> Request: Repeat the data word for word. Do not include the pictures.

> Charts and diagrams as code:
/---
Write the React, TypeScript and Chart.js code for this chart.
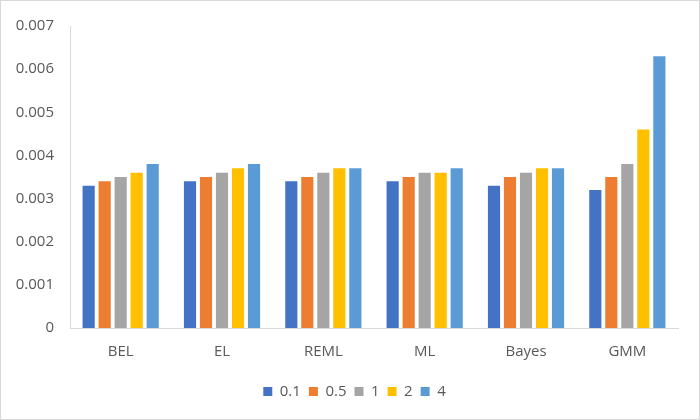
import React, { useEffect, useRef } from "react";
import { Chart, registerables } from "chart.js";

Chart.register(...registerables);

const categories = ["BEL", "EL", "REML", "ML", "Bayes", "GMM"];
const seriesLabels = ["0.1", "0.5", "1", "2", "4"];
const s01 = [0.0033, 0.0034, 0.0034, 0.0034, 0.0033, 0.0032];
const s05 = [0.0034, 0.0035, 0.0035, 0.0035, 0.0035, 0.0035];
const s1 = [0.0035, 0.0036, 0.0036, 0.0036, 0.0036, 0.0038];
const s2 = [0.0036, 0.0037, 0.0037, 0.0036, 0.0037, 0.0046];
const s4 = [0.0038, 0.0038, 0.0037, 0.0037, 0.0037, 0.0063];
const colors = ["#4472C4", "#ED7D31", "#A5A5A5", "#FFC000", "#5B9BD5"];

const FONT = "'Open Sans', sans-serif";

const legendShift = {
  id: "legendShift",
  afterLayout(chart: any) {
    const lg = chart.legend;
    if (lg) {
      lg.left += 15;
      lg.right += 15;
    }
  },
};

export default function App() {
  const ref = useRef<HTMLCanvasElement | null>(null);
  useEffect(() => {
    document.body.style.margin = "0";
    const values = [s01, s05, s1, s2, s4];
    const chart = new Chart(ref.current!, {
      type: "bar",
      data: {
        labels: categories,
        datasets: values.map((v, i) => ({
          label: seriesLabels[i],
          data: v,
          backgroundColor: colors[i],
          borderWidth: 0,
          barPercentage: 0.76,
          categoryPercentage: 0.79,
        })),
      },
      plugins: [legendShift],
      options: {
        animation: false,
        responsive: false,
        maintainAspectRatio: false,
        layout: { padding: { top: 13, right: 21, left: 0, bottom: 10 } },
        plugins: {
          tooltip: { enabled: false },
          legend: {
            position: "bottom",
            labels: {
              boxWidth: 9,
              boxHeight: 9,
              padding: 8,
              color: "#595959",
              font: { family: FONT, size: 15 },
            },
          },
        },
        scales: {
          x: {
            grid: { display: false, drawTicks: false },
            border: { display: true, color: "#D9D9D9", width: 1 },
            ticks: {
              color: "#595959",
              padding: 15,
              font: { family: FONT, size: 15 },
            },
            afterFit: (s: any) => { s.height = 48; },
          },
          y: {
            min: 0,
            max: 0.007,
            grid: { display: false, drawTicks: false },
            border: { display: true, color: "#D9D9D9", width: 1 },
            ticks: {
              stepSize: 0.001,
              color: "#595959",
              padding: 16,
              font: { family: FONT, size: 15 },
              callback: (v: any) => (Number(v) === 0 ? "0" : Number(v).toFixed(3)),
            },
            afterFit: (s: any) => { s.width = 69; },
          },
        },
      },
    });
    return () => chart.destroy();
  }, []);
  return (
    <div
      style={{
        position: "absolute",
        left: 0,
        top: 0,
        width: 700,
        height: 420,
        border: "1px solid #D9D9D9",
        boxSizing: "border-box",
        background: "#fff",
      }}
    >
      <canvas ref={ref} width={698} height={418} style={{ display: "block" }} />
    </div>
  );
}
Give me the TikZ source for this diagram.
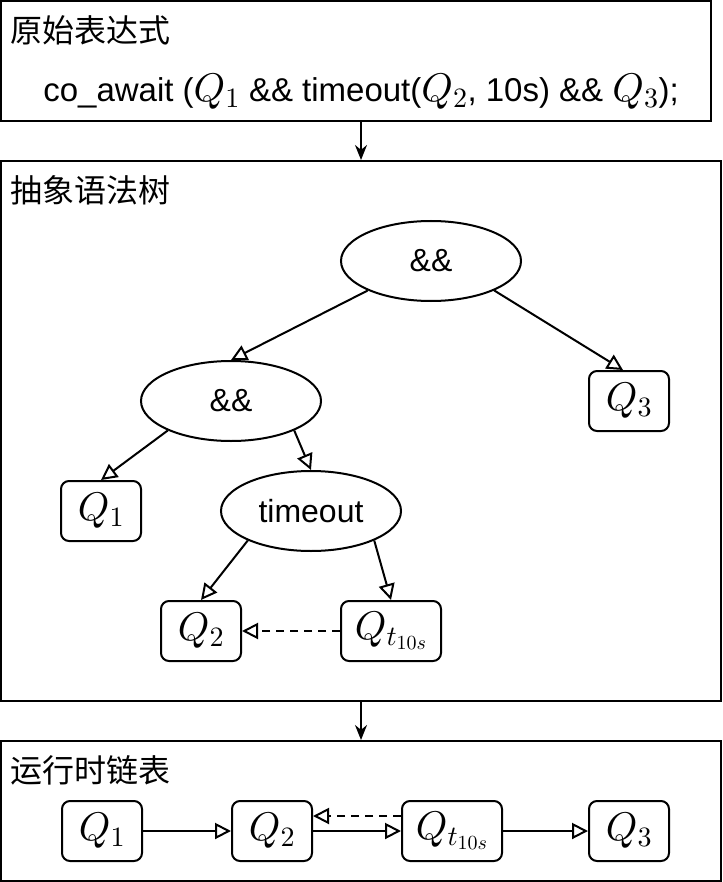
\---
> Worked solution:
Write the React, TypeScript and Chart.js code for this chart.
import React, { useEffect, useRef } from "react";
import { Chart, registerables } from "chart.js";

Chart.register(...registerables);

const categories = ["BEL", "EL", "REML", "ML", "Bayes", "GMM"];
const seriesLabels = ["0.1", "0.5", "1", "2", "4"];
const s01 = [0.0033, 0.0034, 0.0034, 0.0034, 0.0033, 0.0032];
const s05 = [0.0034, 0.0035, 0.0035, 0.0035, 0.0035, 0.0035];
const s1 = [0.0035, 0.0036, 0.0036, 0.0036, 0.0036, 0.0038];
const s2 = [0.0036, 0.0037, 0.0037, 0.0036, 0.0037, 0.0046];
const s4 = [0.0038, 0.0038, 0.0037, 0.0037, 0.0037, 0.0063];
const colors = ["#4472C4", "#ED7D31", "#A5A5A5", "#FFC000", "#5B9BD5"];

const FONT = "'Open Sans', sans-serif";

const legendShift = {
  id: "legendShift",
  afterLayout(chart: any) {
    const lg = chart.legend;
    if (lg) {
      lg.left += 15;
      lg.right += 15;
    }
  },
};

export default function App() {
  const ref = useRef<HTMLCanvasElement | null>(null);
  useEffect(() => {
    document.body.style.margin = "0";
    const values = [s01, s05, s1, s2, s4];
    const chart = new Chart(ref.current!, {
      type: "bar",
      data: {
        labels: categories,
        datasets: values.map((v, i) => ({
          label: seriesLabels[i],
          data: v,
          backgroundColor: colors[i],
          borderWidth: 0,
          barPercentage: 0.76,
          categoryPercentage: 0.79,
        })),
      },
      plugins: [legendShift],
      options: {
        animation: false,
        responsive: false,
        maintainAspectRatio: false,
        layout: { padding: { top: 13, right: 21, left: 0, bottom: 10 } },
        plugins: {
          tooltip: { enabled: false },
          legend: {
            position: "bottom",
            labels: {
              boxWidth: 9,
              boxHeight: 9,
              padding: 8,
              color: "#595959",
              font: { family: FONT, size: 15 },
            },
          },
        },
        scales: {
          x: {
            grid: { display: false, drawTicks: false },
            border: { display: true, color: "#D9D9D9", width: 1 },
            ticks: {
              color: "#595959",
              padding: 15,
              font: { family: FONT, size: 15 },
            },
            afterFit: (s: any) => { s.height = 48; },
          },
          y: {
            min: 0,
            max: 0.007,
            grid: { display: false, drawTicks: false },
            border: { display: true, color: "#D9D9D9", width: 1 },
            ticks: {
              stepSize: 0.001,
              color: "#595959",
              padding: 16,
              font: { family: FONT, size: 15 },
              callback: (v: any) => (Number(v) === 0 ? "0" : Number(v).toFixed(3)),
            },
            afterFit: (s: any) => { s.width = 69; },
          },
        },
      },
    });
    return () => chart.destroy();
  }, []);
  return (
    <div
      style={{
        position: "absolute",
        left: 0,
        top: 0,
        width: 700,
        height: 420,
        border: "1px solid #D9D9D9",
        boxSizing: "border-box",
        background: "#fff",
      }}
    >
      <canvas ref={ref} width={698} height={418} style={{ display: "block" }} />
    </div>
  );
}
Give me the TikZ source for this diagram.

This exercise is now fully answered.